Dispatch, Wyoming: It’s Disney, we’ll be fine


Travel Weekly's Michelle Baran toured Wyoming with Adventures by Disney. Her dispatch follows.

It says a fair amount about what the Disney brand has come to represent that over the past few days as myself and several media members — mainly family-oriented travel bloggers — journeyed together on an abbreviated Adventures by Disney, Quest for the West itinerary through Wyoming, everyone quipped that regardless of the activity or the circumstances, Disney very likely had it all under control.

The sentiment was sort of uttered in jest, but it alluded to a very real expectation of Disney, of over-the-top preparedness and execution when it comes to vacation experiences. It became a slightly comical, quasi-calming mechanism and a running theme throughout the trip even in situations whereby Disney clearly doesn’t have any more

control over the experience than any other travel company would.

Nevertheless, as we strapped on our life vests and helmets and prepared to go whitewater rafting on the Snake River, those of us who were feeling apprehensive about what getting booted out of a raft by Category 3 rapids might actually feel like, were able to falsely soothe ourselves by believing that Disney wouldn’t let anything bad happen to us.

And as we plunged into rapids that soaked us with water, kids shrieking in what seemed to be a mix of sheer terror and sheer delight, it became clear that while the moment and the memories being created with each rise and fall of the raft were very much Disney-curated, the unpredictability of nature was not.

But aside from things that Disney really and truly can’t control like the weather or wildlife sightings, everything Adventures by Disney could control was as seamless as one would expect from a global company that has made its mark by pleasing and entertaining families the world over.

I’ve always been a bit intrigued by the concept of travelers opting for an organized tour here in the U.S. There are obvious advantages to traveling abroad with a tour operator — language and cultural barriers, to name a couple.
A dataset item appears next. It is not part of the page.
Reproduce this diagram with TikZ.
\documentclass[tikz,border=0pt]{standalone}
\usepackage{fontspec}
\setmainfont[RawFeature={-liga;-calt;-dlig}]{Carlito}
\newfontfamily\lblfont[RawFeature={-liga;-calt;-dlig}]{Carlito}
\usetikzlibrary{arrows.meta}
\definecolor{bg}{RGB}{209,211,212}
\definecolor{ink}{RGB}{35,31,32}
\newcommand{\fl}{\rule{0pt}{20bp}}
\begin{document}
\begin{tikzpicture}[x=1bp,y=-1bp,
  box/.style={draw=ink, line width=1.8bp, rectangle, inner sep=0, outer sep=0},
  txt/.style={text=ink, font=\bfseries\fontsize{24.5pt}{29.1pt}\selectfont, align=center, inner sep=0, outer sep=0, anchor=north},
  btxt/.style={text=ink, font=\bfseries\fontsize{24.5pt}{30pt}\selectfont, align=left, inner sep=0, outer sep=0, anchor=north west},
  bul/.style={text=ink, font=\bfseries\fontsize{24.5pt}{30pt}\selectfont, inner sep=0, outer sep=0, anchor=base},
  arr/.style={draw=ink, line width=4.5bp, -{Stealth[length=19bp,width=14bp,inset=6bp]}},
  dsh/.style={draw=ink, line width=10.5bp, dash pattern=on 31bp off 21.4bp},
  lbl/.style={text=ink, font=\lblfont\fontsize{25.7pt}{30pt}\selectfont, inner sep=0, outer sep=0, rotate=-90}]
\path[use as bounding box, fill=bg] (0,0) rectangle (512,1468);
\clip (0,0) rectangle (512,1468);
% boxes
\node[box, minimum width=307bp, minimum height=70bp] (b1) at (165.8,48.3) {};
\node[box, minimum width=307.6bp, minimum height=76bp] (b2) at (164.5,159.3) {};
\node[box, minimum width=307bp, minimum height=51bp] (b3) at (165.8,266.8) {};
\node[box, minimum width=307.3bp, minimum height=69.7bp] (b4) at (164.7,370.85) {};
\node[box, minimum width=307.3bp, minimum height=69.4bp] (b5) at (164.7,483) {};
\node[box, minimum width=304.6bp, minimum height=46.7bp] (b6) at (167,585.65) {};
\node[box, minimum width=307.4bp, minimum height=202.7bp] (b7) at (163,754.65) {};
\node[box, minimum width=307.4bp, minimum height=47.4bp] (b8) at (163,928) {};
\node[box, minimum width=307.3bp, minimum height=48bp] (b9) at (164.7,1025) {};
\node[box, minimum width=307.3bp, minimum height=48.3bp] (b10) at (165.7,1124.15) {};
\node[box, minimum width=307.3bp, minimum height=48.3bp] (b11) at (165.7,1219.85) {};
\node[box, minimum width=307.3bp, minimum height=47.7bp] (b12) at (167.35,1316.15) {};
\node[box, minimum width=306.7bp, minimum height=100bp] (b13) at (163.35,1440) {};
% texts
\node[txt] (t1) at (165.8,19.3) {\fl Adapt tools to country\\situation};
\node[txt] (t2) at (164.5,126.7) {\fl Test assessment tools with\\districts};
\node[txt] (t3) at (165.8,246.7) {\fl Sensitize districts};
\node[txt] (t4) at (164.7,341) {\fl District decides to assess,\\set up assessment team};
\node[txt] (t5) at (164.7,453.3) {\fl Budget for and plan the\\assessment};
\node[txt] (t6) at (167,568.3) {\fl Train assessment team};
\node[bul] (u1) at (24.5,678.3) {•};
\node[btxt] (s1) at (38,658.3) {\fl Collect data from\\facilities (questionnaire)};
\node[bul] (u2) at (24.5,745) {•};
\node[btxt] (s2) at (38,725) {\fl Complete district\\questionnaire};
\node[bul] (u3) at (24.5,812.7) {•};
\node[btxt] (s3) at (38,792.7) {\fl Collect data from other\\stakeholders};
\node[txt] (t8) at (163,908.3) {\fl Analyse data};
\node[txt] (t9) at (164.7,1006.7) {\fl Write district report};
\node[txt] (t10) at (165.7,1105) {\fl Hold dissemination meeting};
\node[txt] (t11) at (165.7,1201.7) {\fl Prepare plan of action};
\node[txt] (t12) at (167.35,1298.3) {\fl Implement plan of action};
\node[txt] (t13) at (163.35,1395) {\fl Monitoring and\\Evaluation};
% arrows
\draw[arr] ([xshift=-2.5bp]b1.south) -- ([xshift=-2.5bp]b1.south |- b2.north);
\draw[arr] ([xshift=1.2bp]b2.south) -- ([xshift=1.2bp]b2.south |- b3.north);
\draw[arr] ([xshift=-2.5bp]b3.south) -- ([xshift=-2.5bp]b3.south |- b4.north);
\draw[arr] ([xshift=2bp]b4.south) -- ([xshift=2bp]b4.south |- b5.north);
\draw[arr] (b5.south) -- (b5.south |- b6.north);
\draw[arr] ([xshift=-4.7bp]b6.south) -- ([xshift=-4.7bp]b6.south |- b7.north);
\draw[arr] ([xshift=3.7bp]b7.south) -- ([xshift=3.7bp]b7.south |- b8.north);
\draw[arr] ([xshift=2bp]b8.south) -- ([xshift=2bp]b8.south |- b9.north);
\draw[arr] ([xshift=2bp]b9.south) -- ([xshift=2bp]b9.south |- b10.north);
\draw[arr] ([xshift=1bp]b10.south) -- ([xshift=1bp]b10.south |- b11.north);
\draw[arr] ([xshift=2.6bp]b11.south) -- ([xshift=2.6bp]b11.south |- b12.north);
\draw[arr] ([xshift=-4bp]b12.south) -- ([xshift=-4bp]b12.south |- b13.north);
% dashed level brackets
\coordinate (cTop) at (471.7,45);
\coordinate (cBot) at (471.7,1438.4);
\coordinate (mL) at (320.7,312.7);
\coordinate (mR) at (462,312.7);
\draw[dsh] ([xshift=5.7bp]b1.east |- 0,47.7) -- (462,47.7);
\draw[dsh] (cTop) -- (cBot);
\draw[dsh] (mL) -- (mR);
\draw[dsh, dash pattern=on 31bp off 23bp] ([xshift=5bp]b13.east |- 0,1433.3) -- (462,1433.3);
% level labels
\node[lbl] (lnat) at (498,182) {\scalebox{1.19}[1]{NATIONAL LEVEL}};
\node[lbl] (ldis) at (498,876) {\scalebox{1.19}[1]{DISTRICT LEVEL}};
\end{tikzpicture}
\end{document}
And there are equally obvious advantages to traveling as a family with an organized tour, such as kid-friendly activities and assistance with childcare. But why travelers, and in this case families, would take an escorted tour in North America seemed less apparent to me. Until now.

Sure, you could easily take a road trip through Wyoming with your little ones and see and do a lot of what we did on this trip — whitewater rafting, exploring Jackson Hole, seeing Old Faithful, and horseback riding or fly fishing.

But what Adventures by Disney offers, for a premium, is the help of two knowledgeable guides who assist both adults and children alike with age-appropriate information and activities (s’mores anyone? Wait, were those supposed to be just for the kids?), as well as pre-scouted, pre-selected, upscale properties like the unforgettable Brooks Lake Lodge, a full-service ranch with daily horse rides, hikes, fly fishing and other outdoor activities.

Adventures by Disney also affords families the opportunity to spend quality time together and, perhaps more notably, some quality time apart. Both are priceless. Not to mention the usual escorted tour benefits such as taking care of the luggage, the driving and the itinerary planning from start to finish.

As the trip neared its end, the only encounter Disney hadn’t been able to conjure up was a serious wildlife sighting. And we just couldn’t help but kid that surely some bears or bison would be planted before our departure to ensure a completely satisfying Wyoming experience.

And sure enough, as we were leaving Brooks Lake Lodge, en route to Jackson Hole, a group of us finally spotted a small herd of buffalo grazing near the side of the road. We couldn’t help but suspect that it was the work of Disney’s magic wand.